“Parties that wait until a final deadline in reliance on third-party couriers do so at their own peril.”
That’s one of the lessons in the outcome of a long-running dispute over an FM dial slot near the California/Oregon border. But the lateness of a filing (by just a few hours) was not the only reason for the outcome.
The Media Bureau of the Federal Communications Commission has dismissed a petition for reconsideration from the state of Oregon in the commission’s oldest pending noncommercial educational comparative case.
Way back in 1988, the University Foundation at the California State University Chico filed an application to construct an NCE FM station in Redding, Calif. In 1990, a mutually exclusive application was filed by Southern Oregon University, 150 miles to the north over the state border.
Two years later, the commission granted the Chico application as a “singleton,” conditioned on the outcome of the Oregon application for review. With a go-ahead from the FCC, Chico began operating under call sign KFPR(FM) in early 1996, but its license quickly was rescinded after the bureau learned that Oregon had appealed its application dismissal in court.
In December of 1996, the Court of Appeals for the D.C. Circuit ruled that the commission should not have dismissed the Oregon application, sending both applications back to the drawing board; the commission reinstated the Oregon application and returned the Chico application to pending status.
While the legal back and forth was going on, the commission in 2000 introduced a new NCE comparative process that replaced traditional evidentiary hearings with a point system that would apply to new and pending applications. Oregon challenged aspects of the point system in court without success. After applying the point system to the two applications, the FCC found that the two were tied — two points each — but the commission tentatively selected Chico in a first-round tiebreaker.
The story moves into 2007. The bureau decided to grant the Chico application over Oregon’s objection as part of a larger ruling that decided 76 groups of mutually exclusive NCE FM applications. The current license for the KFPR signal in Redding was approved that fall.
Any subsequent petitions for reconsideration were due to FCC headquarters by Nov. 8, 2007; Oregon’s petition slid in the door early the following day. The mailman was to blame for the delay, the state argued; it had mailed the pleading on Nov. 7, with guaranteed next-day delivery. Although the U.S. Postal Service said that it “left notice” at the commission at 10:18 am on Nov. 8, final delivery was made at 7 a.m. on Nov. 9, 2007. The legal back and forth has continued since, and Oregon filed a petition for reconsideration in 2013.
The postal delay was no excuse, the commission has found. “Parties that wait until a final deadline in reliance on third-party couriers do so at their own peril,” Audio Division Chief Peter Doyle writes, and the FCC does not give waivers when it comes to filing deadlines for reconsideration petitions.

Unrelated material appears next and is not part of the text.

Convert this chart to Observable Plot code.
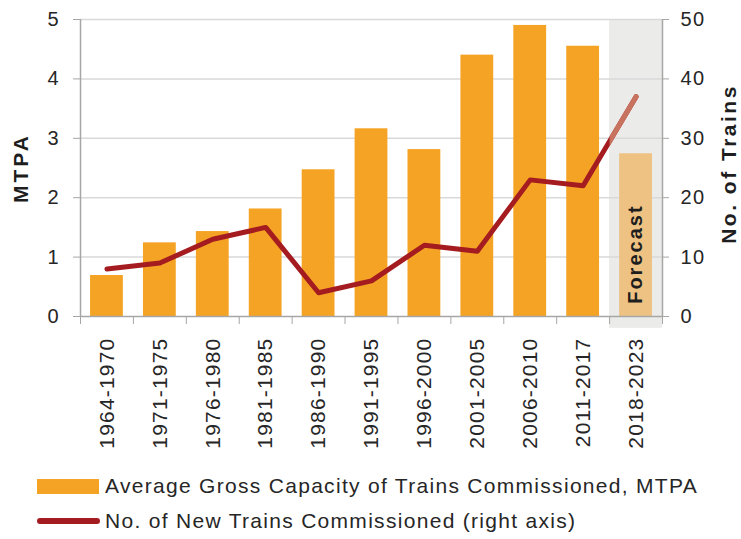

However, the outcome of the case did not rely on the filing snafu. Doyle wrote that regardless of the date stamp concern, arguments that Oregon made in its 2013 petition for reconsideration are “wholly without merit.” The bureau dismissed several including that it should have been given local classification and that the new point system was misused in this case.
Late last month, the commission dismissed Oregon’s petition for reconsideration. Whether this is the last we will see of this particular legal dispute remains to be seen.